The .kibana_task_manager index settings are to use a single shard so the cluster will be green even if it has a single node. It also has the auto_expand_replicas setting set to 0-1 so that a replica shard will be assigned if a second node is available.

> GET /.kibana_task_manager/_settings
{
  ".kibana_task_manager_2" : {
    "settings" : {
      "index" : {
        "number_of_shards" : "1",
        "auto_expand_replicas" : "0-1",
        "provided_name" : ".kibana_task_manager_2",
        "creation_date" : "1603997355585",
        "number_of_replicas" : "0",
        "uuid" : "QDXEqYv9Tb2bevroJ9l8lg",
        "version" : {
          "created" : "7090199",
          "upgraded" : "7090399"
        }
      }
    }
  }
}

The way to reproduce this problem with auto_assign_replicas is to:

  1. Start a cluster with 3 nodes
  2. Allow the .kibana_task_manager's primary and replica shards to allocate
  3. Find BOTH nodes that have the shards for the index
  4. Disconnect both nodes.
  5. Restart Kibana

Thanks for reply..!!
i did what you suggested for reproducing the .kibana_task_manager index to red, but not worked out. here is the steps i did.

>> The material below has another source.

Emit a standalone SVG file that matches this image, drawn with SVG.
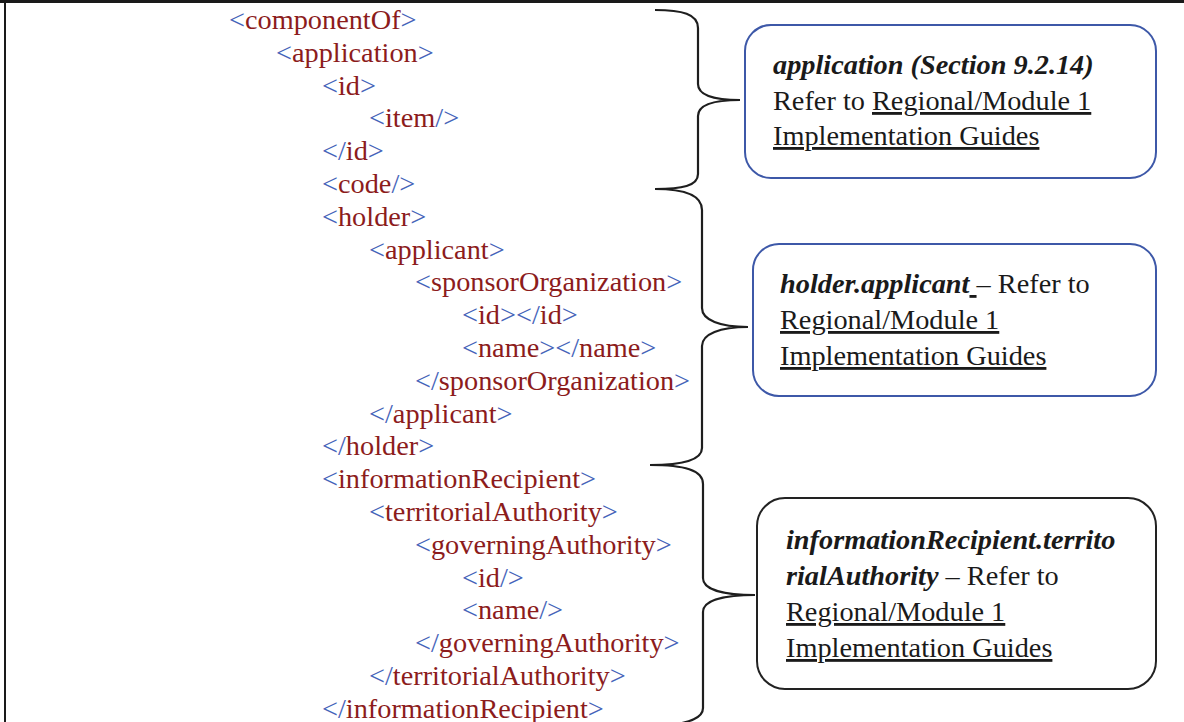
<svg xmlns="http://www.w3.org/2000/svg" width="1184" height="722" viewBox="0 0 1184 722">
<style>
.code{font-family:'Liberation Serif','DejaVu Serif',serif;font-size:28.3px;fill:#8c1c1c}
.b{fill:#4563b9}
.note{font-family:'Liberation Serif','DejaVu Serif',serif;font-size:28.3px;fill:#1a1a1a}
.bi{font-weight:bold;font-style:italic}
.u{text-decoration:underline}
.box{fill:#fff;stroke-width:2}
.brace{fill:none;stroke:#1e1e1e;stroke-width:2.2}
.frame{stroke:#1a1a1a;fill:none}
</style>
<rect x="0" y="0" width="1184" height="722" fill="#fff"/>
<g id="frame">
<line class="frame" x1="0" y1="1.5" x2="1184" y2="1.5" stroke-width="3"/>
<line class="frame" x1="5" y1="0" x2="5" y2="722" stroke-width="2"/>
</g>
<g id="xml-listing" class="code">
<text x="229" y="29"><tspan class="b">&lt;</tspan>componentOf<tspan class="b">&gt;</tspan></text>
<text x="276" y="62"><tspan class="b">&lt;</tspan>application<tspan class="b">&gt;</tspan></text>
<text x="322" y="95"><tspan class="b">&lt;</tspan>id<tspan class="b">&gt;</tspan></text>
<text x="369" y="127"><tspan class="b">&lt;</tspan>item<tspan class="b">/&gt;</tspan></text>
<text x="322" y="160"><tspan class="b">&lt;/</tspan>id<tspan class="b">&gt;</tspan></text>
<text x="322" y="193"><tspan class="b">&lt;</tspan>code<tspan class="b">/&gt;</tspan></text>
<text x="322" y="226"><tspan class="b">&lt;</tspan>holder<tspan class="b">&gt;</tspan></text>
<text x="369" y="259"><tspan class="b">&lt;</tspan>applicant<tspan class="b">&gt;</tspan></text>
<text x="415" y="291"><tspan class="b">&lt;</tspan>sponsorOrganization<tspan class="b">&gt;</tspan></text>
<text x="462" y="324"><tspan class="b">&lt;</tspan>id<tspan class="b">&gt;&lt;/</tspan>id<tspan class="b">&gt;</tspan></text>
<text x="462" y="357"><tspan class="b">&lt;</tspan>name<tspan class="b">&gt;&lt;/</tspan>name<tspan class="b">&gt;</tspan></text>
<text x="415" y="390"><tspan class="b">&lt;/</tspan>sponsorOrganization<tspan class="b">&gt;</tspan></text>
<text x="369" y="423"><tspan class="b">&lt;/</tspan>applicant<tspan class="b">&gt;</tspan></text>
<text x="322" y="455"><tspan class="b">&lt;/</tspan>holder<tspan class="b">&gt;</tspan></text>
<text x="322" y="488"><tspan class="b">&lt;</tspan>informationRecipient<tspan class="b">&gt;</tspan></text>
<text x="369" y="521"><tspan class="b">&lt;</tspan>territorialAuthority<tspan class="b">&gt;</tspan></text>
<text x="415" y="554"><tspan class="b">&lt;</tspan>governingAuthority<tspan class="b">&gt;</tspan></text>
<text x="462" y="587"><tspan class="b">&lt;</tspan>id<tspan class="b">/&gt;</tspan></text>
<text x="462" y="619"><tspan class="b">&lt;</tspan>name<tspan class="b">/&gt;</tspan></text>
<text x="415" y="652"><tspan class="b">&lt;/</tspan>governingAuthority<tspan class="b">&gt;</tspan></text>
<text x="369" y="685"><tspan class="b">&lt;/</tspan>territorialAuthority<tspan class="b">&gt;</tspan></text>
<text x="322" y="718"><tspan class="b">&lt;/</tspan>informationRecipient<tspan class="b">&gt;</tspan></text>
</g>
<g id="connectors">
<path class="brace" d="M655,10 C682,10 698,14 698,28 L698,84 C698,95 712,100 740,100 C712,100 698,105 698,116 L698,174 C698,186 682,189 655,189"/>
<path class="brace" d="M655,189 C684,189 702,195 702,210 L702,308 C702,320 720,327 748,327 C720,327 702,334 702,346 L702,448 C702,460 684,465 650,465"/>
<path class="brace" d="M650,465 C684,465 703,470 703,484 L703,578 C703,590 725,595 755,595 C725,595 703,600 703,612 L703,708 C703,718 690,722 668,726"/>
</g>
<g id="note-application">
<rect class="box" x="745" y="25" width="411" height="153" rx="26" stroke="#3d58a8"/>
<text class="note" x="773" y="74"><tspan class="bi">application (Section 9.2.14)</tspan></text>
<text class="note" x="773" y="110">Refer to <tspan class="u">Regional/Module 1</tspan></text>
<text class="note" x="773" y="145"><tspan class="u">Implementation Guides</tspan></text>
</g>
<g id="note-holder">
<rect class="box" x="753" y="244" width="403" height="152" rx="26" stroke="#3d58a8"/>
<text class="note" x="780" y="293" xml:space="preserve"><tspan class="bi">holder.applicant</tspan><tspan class="u"> </tspan>– Refer to</text>
<text class="note" x="780" y="329"><tspan class="u">Regional/Module 1</tspan></text>
<text class="note" x="780" y="365"><tspan class="u">Implementation Guides</tspan></text>
</g>
<g id="note-informationRecipient">
<rect class="box" x="757" y="498" width="399" height="191" rx="28" stroke="#222"/>
<text class="note" x="786" y="549"><tspan class="bi">informationRecipient.territo</tspan></text>
<text class="note" x="786" y="585" xml:space="preserve"><tspan class="bi">rialAuthority</tspan> – Refer to</text>
<text class="note" x="786" y="621"><tspan class="u">Regional/Module 1</tspan></text>
<text class="note" x="786" y="657"><tspan class="u">Implementation Guides</tspan></text>
</g>
</svg>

  1. started the cluster with 3 nodes like dev-1,dev-2,dev-3.
  2. .kibana_task_manager is allocated on 2 nodes initially dev-1(priamary),dev-
    2(replica).
  3. disconnected(kill the es processes) the dev-1 and dev-2 from the cluster, this moment i cannot fire any commands as i will get master undiscovery exception as it need 2 nodes should up and running in 3 node cluster.
  4. restated kibana server
  5. started the dev-2 es sever

O/P: .kibana_task_manager does automatically allocated other nodes once any 2 nodes up instead of red.

Kindly suggest me if am wrong. Thanks

As Tim mentioned the root cause appears to be that your cluster has nodes which go offline. If all shard replicas disappear Elasticsearch will be unable to recover.

I'd suggest you investigate why the shard and it's replica are both going offline and try to prevent that from happening.

This topic was automatically closed 28 days after the last reply. New replies are no longer allowed.